Post-menopausal symptoms may include all or some of the perimenopausal symptoms as well as no period for one year. There are also some lesser known symptoms of menopause, including body odor, dry mouth, and increased dental issues.

What is Wile’s approach to supporting people through menopause?

Image of a dropper.

Co-founders Floyd, Scholibo, and Kucinski started Wile in partnership with endocrinologists and naturopaths. “There needed to be a brand that deals with women for the complex, awesome, amazing people we are,” Kucinski says.

After age 40, not only does estrogen begin to fluctuate dramatically, but women have lessening levels of progesterone. Less progesterone together with more stress is why so many women experience symptoms that are attributed to aging, to perimenopause, and to anxiety. That’s why Wile targets stress hormones in addition to estrogen and progesterone.

Image of person scooping out powder from Wile container

“We’re calling stress the other female hormone. There are expectations for women generally, but absolutely women in midlife are balancing more than in any other life stage,” says Kucinski. “And that has to be addressed. No one talks about how women process stress differently than men, not just emotionally, but physically.”

Wile’s support starts with a general supplement as a great foundational baseline. Beyond that, there are additional products that each woman can add to her regimen, depending on her individual needs. “Every woman’s journey is unique,” says Kucinski, “and her needs are unique, too.”

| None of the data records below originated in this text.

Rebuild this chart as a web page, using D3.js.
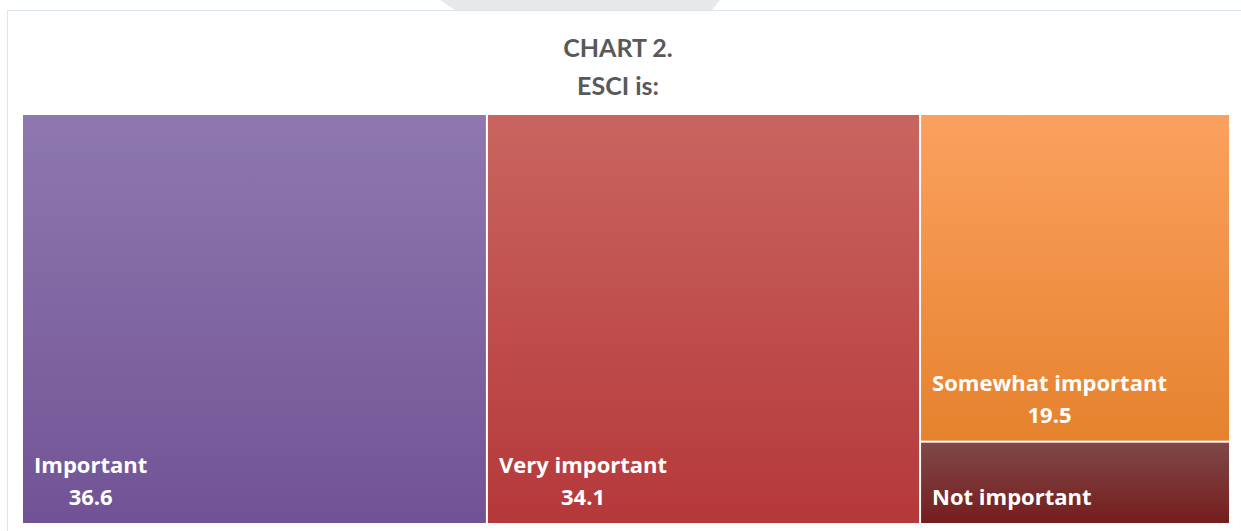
<!DOCTYPE html>
<html>
<head>
<meta charset="utf-8">
<script src="https://cdn.jsdelivr.net/npm/d3@7"></script>
<style>
	body { margin: 0; background: #fff; }
	svg text { font-weight: bold; }
	.title { font-family: Lato, "Open Sans", sans-serif; }
	.cell-label { font-family: "Open Sans", Lato, sans-serif; }
</style>
</head>
<body>
<div id="chart"></div>
<script>

// chart data
var categories = ["Important", "Very important", "Somewhat important", "Not important"];
var values = [36.6, 34.1, 19.5, 4.9];
var showValue = [true, true, true, false];
var topColors = ["#8e78af", "#c96560", "#fba15f", "#804848"];
var bottomColors = ["#715395", "#b5383a", "#e5822d", "#751d1d"];

var width = 1241, height = 531;

var svg = d3.select("#chart").append("svg")
	.attr("width", width)
	.attr("height", height);

// grey tab at the top
svg.append("path")
	.attr("d", "M440,0 L720,0 L712,10 L455,10 Z")
	.attr("fill", "#e8e8ea");

// frame
svg.append("rect")
	.attr("x", 7.5)
	.attr("y", 10.5)
	.attr("width", 1240)
	.attr("height", 530)
	.attr("fill", "#fff")
	.attr("stroke", "#dbe5ef");

// titles
svg.append("text")
	.attr("class", "title")
	.attr("x", 618)
	.attr("y", 57)
	.attr("text-anchor", "middle")
	.attr("font-size", 25)
	.attr("fill", "#595959")
	.text("CHART 2.");

svg.append("text")
	.attr("class", "title")
	.attr("x", 618)
	.attr("y", 95)
	.attr("text-anchor", "middle")
	.attr("font-size", 25)
	.attr("fill", "#595959")
	.text("ESCI is:");

// gradients
var defs = svg.append("defs");
categories.forEach(function(c, i) {
	var g = defs.append("linearGradient")
		.attr("id", "grad" + i)
		.attr("x1", 0).attr("y1", 0)
		.attr("x2", 0).attr("y2", 1);
	g.append("stop").attr("offset", "0%").attr("stop-color", topColors[i]);
	g.append("stop").attr("offset", "100%").attr("stop-color", bottomColors[i]);
});

// treemap layout
var data = categories.map(function(c, i) {
	return { name: c, value: values[i], index: i };
});

var root = d3.hierarchy({ children: data })
	.sum(function(d) { return d.value; });

d3.treemap()
	.tile(d3.treemapSquarify)
	.size([1206, 408])
	.paddingInner(2)
	(root);

var cells = svg.append("g")
	.attr("transform", "translate(23,115)")
	.selectAll("g")
	.data(root.leaves())
	.enter()
	.append("g")
	.attr("transform", function(d) {
		return "translate(" + d.x0 + "," + d.y0 + ")";
	});

cells.append("rect")
	.attr("width", function(d) { return d.x1 - d.x0; })
	.attr("height", function(d) { return d.y1 - d.y0; })
	.attr("fill", function(d) { return "url(#grad" + d.data.index + ")"; });

// labels
cells.each(function(d) {
	var g = d3.select(this);
	var h = d.y1 - d.y0;
	var hasValue = showValue[d.data.index];
	var label = g.append("text")
		.attr("class", "cell-label")
		.attr("x", 11)
		.attr("y", hasValue ? h - 50 : h - 18)
		.attr("font-size", 22)
		.attr("fill", "#fff")
		.text(d.data.name);
	if (hasValue) {
		var w = label.node().getComputedTextLength();
		g.append("text")
			.attr("class", "cell-label")
			.attr("x", 11 + w / 2)
			.attr("y", h - 18)
			.attr("text-anchor", "middle")
			.attr("font-size", 22)
			.attr("fill", "#fff")
			.text(d3.format(".1f")(d.data.value));
	}
});

</script>
</body>
</html>
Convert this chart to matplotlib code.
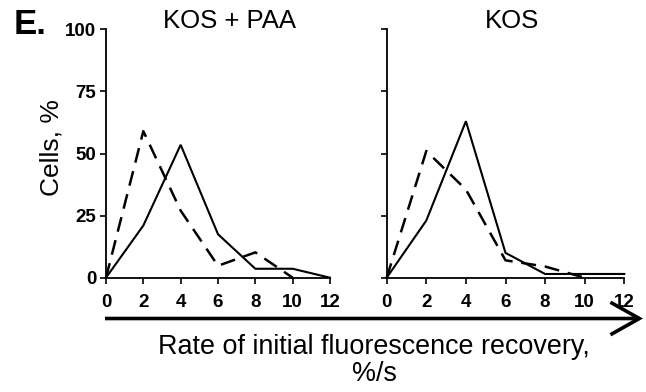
import matplotlib
matplotlib.use("Agg")
import matplotlib.pyplot as plt
from matplotlib.patches import FancyArrowPatch

# Rate bins (%/s) and percentage of cells in each bin
rates = [0, 2, 4, 6, 8, 10, 12]

paa_solid = [0, 21, 53.5, 17.5, 3.6, 3.6, 0]
paa_dashed = [0, 59, 27, 4.8, 10.2, 0]

kos_solid = [0, 23, 63, 10, 1.5, 1.5, 1.5]
kos_dashed = [0, 51, 35.5, 7, 4.5, 0]

panel_titles = ["KOS + PAA", "KOS"]
y_ticks = [0, 25, 50, 75, 100]
x_ticks = [0, 2, 4, 6, 8, 10, 12]

plt.rcParams["font.family"] = ["Liberation Sans", "DejaVu Sans"]
W, H = 646, 392
fig = plt.figure(figsize=(W / 100, H / 100), dpi=100)

def px_axes(x0, x1, y_top, y_bot):
    return fig.add_axes([x0 / W, 1 - y_bot / H, (x1 - x0) / W, (y_bot - y_top) / H])

ax_l = px_axes(106, 330, 29.3, 277.7)
ax_r = px_axes(386.7, 624.3, 29.3, 277.7)

series = [(ax_l, paa_solid, paa_dashed), (ax_r, kos_solid, kos_dashed)]
title_x = [0.553, 0.527]
tick_font = dict(family=["Liberation Sans", "DejaVu Sans"], weight="bold", size=13.5)

for i, (ax, solid, dashed) in enumerate(series):
    ax.plot(rates[:len(solid)], solid, color="black", lw=1.5, clip_on=False,
            solid_joinstyle="miter")
    ax.plot(rates[:len(dashed)], dashed, color="black", lw=1.8, clip_on=False,
            dashes=(6, 3.5))
    ax.set_xlim(0, 12)
    ax.set_ylim(0, 100)
    ax.set_xticks(x_ticks)
    ax.set_yticks(y_ticks)
    ax.set_xticklabels([str(t) for t in x_ticks], fontdict=tick_font)
    if i == 0:
        ax.set_yticklabels([str(t) for t in y_ticks], fontdict=tick_font)
    else:
        ax.set_yticklabels([])
    ax.tick_params(direction="out", length=4, width=1.2, pad=8)
    ax.tick_params(axis="y", pad=3)
    for s in ("top", "right"):
        ax.spines[s].set_visible(False)
    for s in ("left", "bottom"):
        ax.spines[s].set_linewidth(1.3)
    ax.set_facecolor("none")
    ax.text(title_x[i], 1 + 8.3 / 248.4, panel_titles[i], transform=ax.transAxes,
            fontsize=18.5, ha="center", va="center")

ax_l.set_ylabel("Cells, %", fontsize=19)
ax_l.yaxis.set_label_coords(-0.188, 0.524)

fig.text(14 / W, 1 - 24 / H, "E.", fontsize=25, fontweight="bold", va="center", ha="left")

arrow = FancyArrowPatch((105 / W, 1 - 318.5 / H), (643 / W, 1 - 318.5 / H),
                        transform=fig.transFigure, arrowstyle="->,head_length=8,head_width=4.5",
                        lw=2.6, color="black", mutation_scale=2.6, joinstyle="miter",
                        capstyle="butt", shrinkA=0, shrinkB=0)
fig.patches.append(arrow)

fig.text(374 / W, 1 - 347 / H, "Rate of initial fluorescence recovery,", fontsize=19.4,
         ha="center", va="center")
fig.text(374 / W, 1 - 374 / H, "%/s", fontsize=19.4, ha="center", va="center")

fig.savefig("out.png", dpi=100)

What are Wile’s 4 formulations?

1. Nutritive

Real plant ingredients means more bioavailability, so they’re gentler on your digestive system. Nutritive herbs include easily assimilated nutrients such as protein, vitamins, and minerals.

2. Phytoestrogens

Though anything with “ estrogen ” in the name can cause a knee-jerk response, phytoestrogens are plant compounds that act like estrogen, but work more gently than your own estrogen or synthetic estrogrens to help you rebalance.

3. Adaptogens

Adaptogens are safe, nontoxic, non-habit-forming herbs that gently help restore overall balance. Best-known adaptogens include holy basil and American ginseng.

4. Nervines

Nervines are herbs that nourish and support your central nervous system to help combat anxiety, irritability, and depression. You’ve likely already encountered a few of the better-known nervines, like valerian and chamomile.

The folks at Wile understand that it isn’t like one part of the body is ever working at one time; we’re made up of many interconnected systems. It follows that perimenopause is different for every woman.

That’s why they designed these holistic formulas to be safely layered and personalized, depending on what each woman needs, with formulas that work together so that women can get what they need in concentrations that deliver real benefits.

The formulations are also layerable; women in early perimenopause can start with the Hormonal Wellness Formula. As their journey progresses — say they experience hot flashes — they can add on the Hot Flash Formula for maximum relief, etc.

Hormones are power,” says Kucinski. “We can work with them and feel and live better. We don’t have to just grin and bear it, which is what we’ve all been told to do. There are solutions, and this period of your life and after can be easier. You can have better health outcomes using the power of plants.”

Grove Tip

What do hot flashes feel like?

A hot flash is a sudden sense of warmth or heat, often most intensely experienced at your face, neck, and chest, triggered by internal hormonal changes, often accompanied by areas of flushed skin and profuse sweating.

Hot flashes sometimes also include other symptoms, like palpitations, anxiety, mood changes (ranging from PMS-like swings to sudden bouts of rage), and chills. Night sweats are, like they sound, hot flashes at night, which may wake you soaked in sweat.

Hot flashes are the most common symptom reported by women in the midst of a menopausal transition. Some women never experience hot flashes, while others may have them on and off for a number of years.